Like millions before me, my entryway into consuming popular music was the purchase of 7" 45 RPM singles. In 1973, I bought Irish pop singer/songwriter Gilbert O'Sullivan's "Get Down" and the re-released 1962 novelty hit "Monster Mash," by Bobby "Boris" Pickett and The Crypt-Kickers, pulled from the singles bin at a local drugstore. Paid in change, I handed over roughly two dollars for four songs (including the B-sides). The 7" vinyl was easily accessible, often enveloped in decorated sleeves, with photos of the band or singer. Created in 1949 by RCA Victor in response to Columbia's introduction of the 33 1/3-RPM Long Player ("LP"), the 45-RPM format took off in the 1950s, appealing to a younger market.
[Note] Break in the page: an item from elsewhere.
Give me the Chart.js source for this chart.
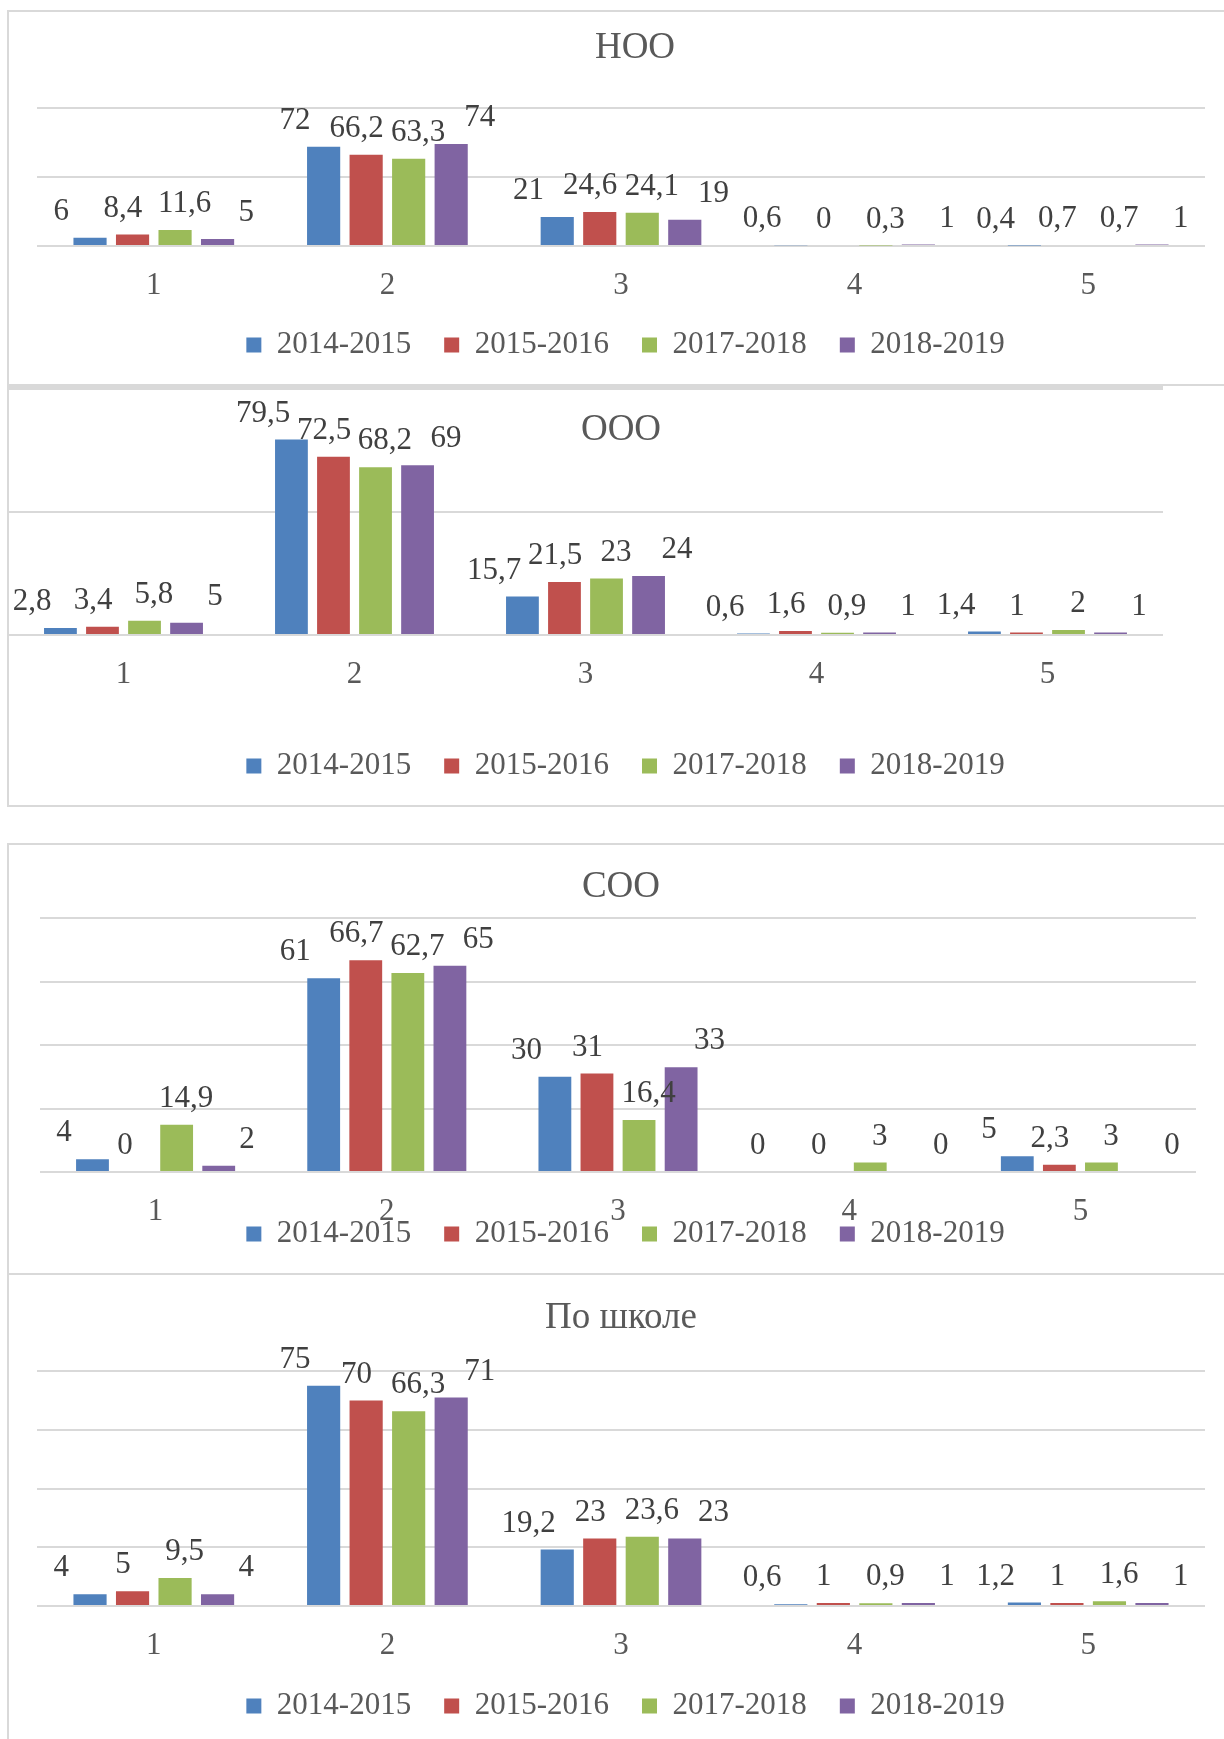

The jukebox served as a perfect vehicle for popularizing varying musical artists of the day, with their songs played in scores of diners, pool halls, bars, bowling alleys and burger joints.
Building on his now out-of-print previous effort, 45 RPM: A Visual History of the Seven-Inch Record, Spencer Drate worked in collaboration with Judith Salavetz to produce this excellent and improved book of sleeve art, ranging from the 1950s to the present day. This is no mere retread: Employing an all-new collection of 7" sleeve art, its presentation, formatting, reproduction quality and packaging (including the laminated faux dust jacket) are all top shelf.
Drate and Salavetz painstakingly organized the 500 covers based on similarity in design, often juxtaposing singles that span decades. It's an interesting non-linear way to view graphic history, from the jazz noir design of Nat King Cole's 1957 "Just One of Those Nights" to Bruce Licher's letterpress-generated cover for REM's 1991 "Baby Baby." You see how graphic design for packaging music developed from graphics dictated by popular advertising, from mid-’70s UK art college-influenced subversion (Stiff Records' Barney Bubbles, Jamie Reid and Factory Records' Peter Savaille), to ’90s illustrators like Coop, Frank Kozik, Chris Ware, Gary Panter and Peter Bagge.
Five Hundred 45s serves to be a boss scrapbook for record collectors and aficionados, including a large number of rare, unusual and desirable singles. For graphic artists, the book serves as required reference, compiling a wide array of styles, designs and layouts. Drate and Salavetz also include a number of brief essays, most notably a foreword by musician/archivist Lenny Kaye, guitarist for the Patti Smith Group. Bruce Licher, the graphic designer who founded the LA-based punk group Savage Republic, talks about the art of the letterpress. John Foster offers a tribute to Sub Pop's art director, Jeff Kleinsmith. Five Hundred 45s is an excellent moveable feast, literally illustrating vinyl's endurance and the ever-developing art that wraps around it.